[start Records to process]

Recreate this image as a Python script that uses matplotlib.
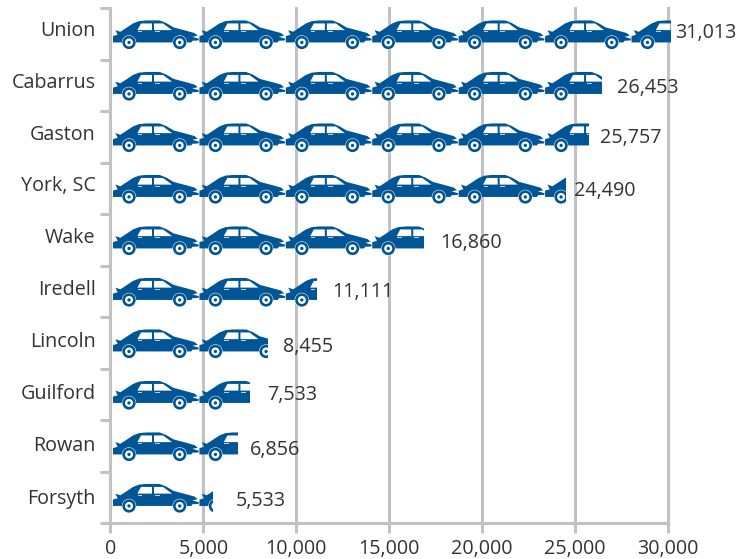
import numpy as np
import matplotlib
matplotlib.use("Agg")
import matplotlib.pyplot as plt
from matplotlib.patches import Polygon, Ellipse, Rectangle

plt.rcParams["font.family"] = ["Open Sans", "DejaVu Sans"]

# data
counties = ["Union", "Cabarrus", "Gaston", "York, SC", "Wake", "Iredell",
            "Lincoln", "Guilford", "Rowan", "Forsyth"]
commuters = [31013, 26453, 25757, 24490, 16860, 11111, 8455, 7533, 6856, 5533]
x_ticks = [0, 5000, 10000, 15000, 20000, 25000, 30000]

# hand placed labels in the original, so they do not sit on a regular offset
value_label_x = [30360, 27280, 26350, 24950, 17750, 11940, 9290, 8420, 7500, 6750]
value_label_y = [0.49, 1.55, 2.53, 3.56, 4.57, 5.52, 6.58, 7.52, 8.58, 9.58]
name_label_y = [0.44, 1.45, 2.46, 3.46, 4.47, 5.48, 6.49, 7.50, 8.51, 9.53]

BLUE = "#005596"
GREY = "#c1c1c6"
TEXT = "#333333"
FONT_SIZE = 14.2

# car glyph, outlined from the reference at 3x zoom
BODY = [(40, 95), (40, 76), (54, 72), (47, 58), (62, 63), (82, 50), (100, 38),
        (118, 31), (140, 29), (180, 29), (200, 37), (222, 50), (260, 60),
        (285, 67), (294, 75), (278, 78), (298, 84), (296, 89), (278, 90),
        (275, 95)]
WINDOWS = [[(113, 58), (124, 38), (157, 38), (157, 58)],
           [(163, 38), (190, 38), (217, 58), (163, 58)]]
TRIMS = [[(115, 62), (128, 62), (128, 64), (115, 64)],
         [(165, 62), (180, 62), (180, 64), (165, 64)]]
WHEELS = [88, 240]
CAR_X0, CAR_Y0 = 40, 72
PX_X = 1000 / 18.58   # data units per image pixel
PX_Y = 1 / 51.5
CAR_STEP = 4650
CAR_START = 135
CLIP_MAX = 30160

fig = plt.figure(figsize=(7.54, 5.59), dpi=100)
ax = fig.add_axes([110.5 / 754, 36 / 559, 557.5 / 754, 515 / 559])
ax.set_xlim(0, 30000)
ax.set_ylim(10, 0)


def glyph_xy(points, start, center):
    pts = np.array(points, dtype=float)
    x = start + (pts[:, 0] - CAR_X0) / 3 * PX_X
    y = center + (pts[:, 1] - CAR_Y0) / 3 * PX_Y
    return np.column_stack([x, y])


def draw_car(start, center, clip):
    parts = [Polygon(glyph_xy(BODY, start, center), closed=True, fc=BLUE, ec="none", zorder=3)]
    for w in WINDOWS:
        parts.append(Polygon(glyph_xy(w, start, center), closed=True, fc="white", ec="none", zorder=4))
    for w in TRIMS:
        parts.append(Polygon(glyph_xy(w, start, center), closed=True, fc="#b8cfe0", ec="none", zorder=4))
    for wx in WHEELS:
        c = glyph_xy([(wx, 95)], start, center)[0]
        for r, col, z in [(21.5, "white", 3.5), (20, BLUE, 4), (12, "white", 5), (5, BLUE, 6)]:
            parts.append(Ellipse(c, 2 * r / 3 * PX_X, 2 * r / 3 * PX_Y, fc=col, ec="none", zorder=z))
    for p in parts:
        ax.add_patch(p)
        p.set_clip_path(clip)


for i, v in enumerate(commuters):
    center = i + 0.5 + 0.02
    clip = Rectangle((0, i), min(v, CLIP_MAX), 1, transform=ax.transData)
    start = CAR_START
    while start < min(v, CLIP_MAX):
        draw_car(start, center, clip)
        start += CAR_STEP
    ax.text(value_label_x[i], value_label_y[i], f"{v:,}", fontsize=FONT_SIZE, color=TEXT,
            ha="left", va="center", zorder=7)
    ax.text(-800, name_label_y[i], counties[i], fontsize=FONT_SIZE, color=TEXT,
            ha="right", va="center")

ax.set_xticks(x_ticks)
ax.set_xticklabels([f"{t:,}" for t in x_ticks], fontsize=FONT_SIZE, color=TEXT)
ax.set_yticks(range(11))
ax.set_yticklabels([])
ax.tick_params(axis="both", length=7.2, width=2.2, color=GREY)
ax.tick_params(axis="x", pad=4.5)
ax.xaxis.grid(True, color=GREY, lw=2.2, zorder=1)
ax.set_axisbelow(True)
for gl in ax.get_xgridlines():
    gl.set_clip_on(False)
for s in ["top", "right"]:
    ax.spines[s].set_visible(False)
for s in ["left", "bottom"]:
    ax.spines[s].set_color(GREY)
    ax.spines[s].set_linewidth(2.2)

fig.savefig("out.png", dpi=100)
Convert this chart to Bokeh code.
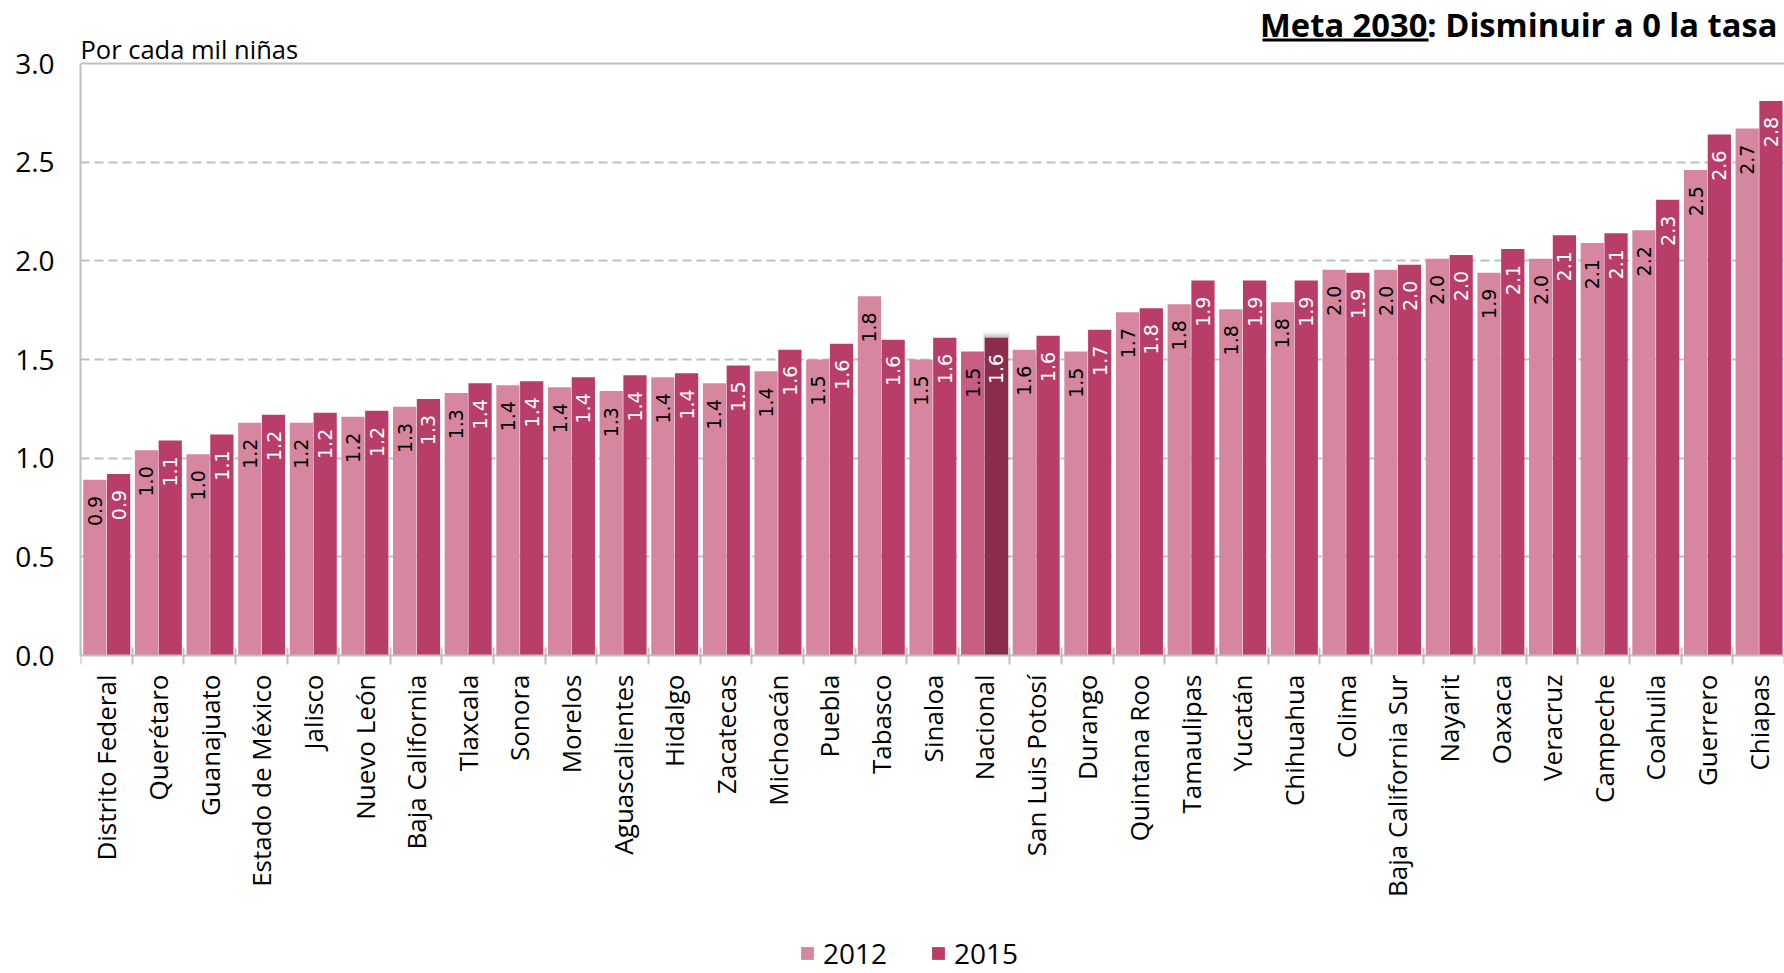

[end Records to process]

__Objective__: Every record gets retyped exactly; no picture goes into the copy.

__Expected answer__:
Recreate this image as a Python script that uses matplotlib.
import numpy as np
import matplotlib
matplotlib.use("Agg")
import matplotlib.pyplot as plt
from matplotlib.patches import Polygon, Ellipse, Rectangle

plt.rcParams["font.family"] = ["Open Sans", "DejaVu Sans"]

# data
counties = ["Union", "Cabarrus", "Gaston", "York, SC", "Wake", "Iredell",
            "Lincoln", "Guilford", "Rowan", "Forsyth"]
commuters = [31013, 26453, 25757, 24490, 16860, 11111, 8455, 7533, 6856, 5533]
x_ticks = [0, 5000, 10000, 15000, 20000, 25000, 30000]

# hand placed labels in the original, so they do not sit on a regular offset
value_label_x = [30360, 27280, 26350, 24950, 17750, 11940, 9290, 8420, 7500, 6750]
value_label_y = [0.49, 1.55, 2.53, 3.56, 4.57, 5.52, 6.58, 7.52, 8.58, 9.58]
name_label_y = [0.44, 1.45, 2.46, 3.46, 4.47, 5.48, 6.49, 7.50, 8.51, 9.53]

BLUE = "#005596"
GREY = "#c1c1c6"
TEXT = "#333333"
FONT_SIZE = 14.2

# car glyph, outlined from the reference at 3x zoom
BODY = [(40, 95), (40, 76), (54, 72), (47, 58), (62, 63), (82, 50), (100, 38),
        (118, 31), (140, 29), (180, 29), (200, 37), (222, 50), (260, 60),
        (285, 67), (294, 75), (278, 78), (298, 84), (296, 89), (278, 90),
        (275, 95)]
WINDOWS = [[(113, 58), (124, 38), (157, 38), (157, 58)],
           [(163, 38), (190, 38), (217, 58), (163, 58)]]
TRIMS = [[(115, 62), (128, 62), (128, 64), (115, 64)],
         [(165, 62), (180, 62), (180, 64), (165, 64)]]
WHEELS = [88, 240]
CAR_X0, CAR_Y0 = 40, 72
PX_X = 1000 / 18.58   # data units per image pixel
PX_Y = 1 / 51.5
CAR_STEP = 4650
CAR_START = 135
CLIP_MAX = 30160

fig = plt.figure(figsize=(7.54, 5.59), dpi=100)
ax = fig.add_axes([110.5 / 754, 36 / 559, 557.5 / 754, 515 / 559])
ax.set_xlim(0, 30000)
ax.set_ylim(10, 0)


def glyph_xy(points, start, center):
    pts = np.array(points, dtype=float)
    x = start + (pts[:, 0] - CAR_X0) / 3 * PX_X
    y = center + (pts[:, 1] - CAR_Y0) / 3 * PX_Y
    return np.column_stack([x, y])


def draw_car(start, center, clip):
    parts = [Polygon(glyph_xy(BODY, start, center), closed=True, fc=BLUE, ec="none", zorder=3)]
    for w in WINDOWS:
        parts.append(Polygon(glyph_xy(w, start, center), closed=True, fc="white", ec="none", zorder=4))
    for w in TRIMS:
        parts.append(Polygon(glyph_xy(w, start, center), closed=True, fc="#b8cfe0", ec="none", zorder=4))
    for wx in WHEELS:
        c = glyph_xy([(wx, 95)], start, center)[0]
        for r, col, z in [(21.5, "white", 3.5), (20, BLUE, 4), (12, "white", 5), (5, BLUE, 6)]:
            parts.append(Ellipse(c, 2 * r / 3 * PX_X, 2 * r / 3 * PX_Y, fc=col, ec="none", zorder=z))
    for p in parts:
        ax.add_patch(p)
        p.set_clip_path(clip)


for i, v in enumerate(commuters):
    center = i + 0.5 + 0.02
    clip = Rectangle((0, i), min(v, CLIP_MAX), 1, transform=ax.transData)
    start = CAR_START
    while start < min(v, CLIP_MAX):
        draw_car(start, center, clip)
        start += CAR_STEP
    ax.text(value_label_x[i], value_label_y[i], f"{v:,}", fontsize=FONT_SIZE, color=TEXT,
            ha="left", va="center", zorder=7)
    ax.text(-800, name_label_y[i], counties[i], fontsize=FONT_SIZE, color=TEXT,
            ha="right", va="center")

ax.set_xticks(x_ticks)
ax.set_xticklabels([f"{t:,}" for t in x_ticks], fontsize=FONT_SIZE, color=TEXT)
ax.set_yticks(range(11))
ax.set_yticklabels([])
ax.tick_params(axis="both", length=7.2, width=2.2, color=GREY)
ax.tick_params(axis="x", pad=4.5)
ax.xaxis.grid(True, color=GREY, lw=2.2, zorder=1)
ax.set_axisbelow(True)
for gl in ax.get_xgridlines():
    gl.set_clip_on(False)
for s in ["top", "right"]:
    ax.spines[s].set_visible(False)
for s in ["left", "bottom"]:
    ax.spines[s].set_color(GREY)
    ax.spines[s].set_linewidth(2.2)

fig.savefig("out.png", dpi=100)
Convert this chart to Bokeh code.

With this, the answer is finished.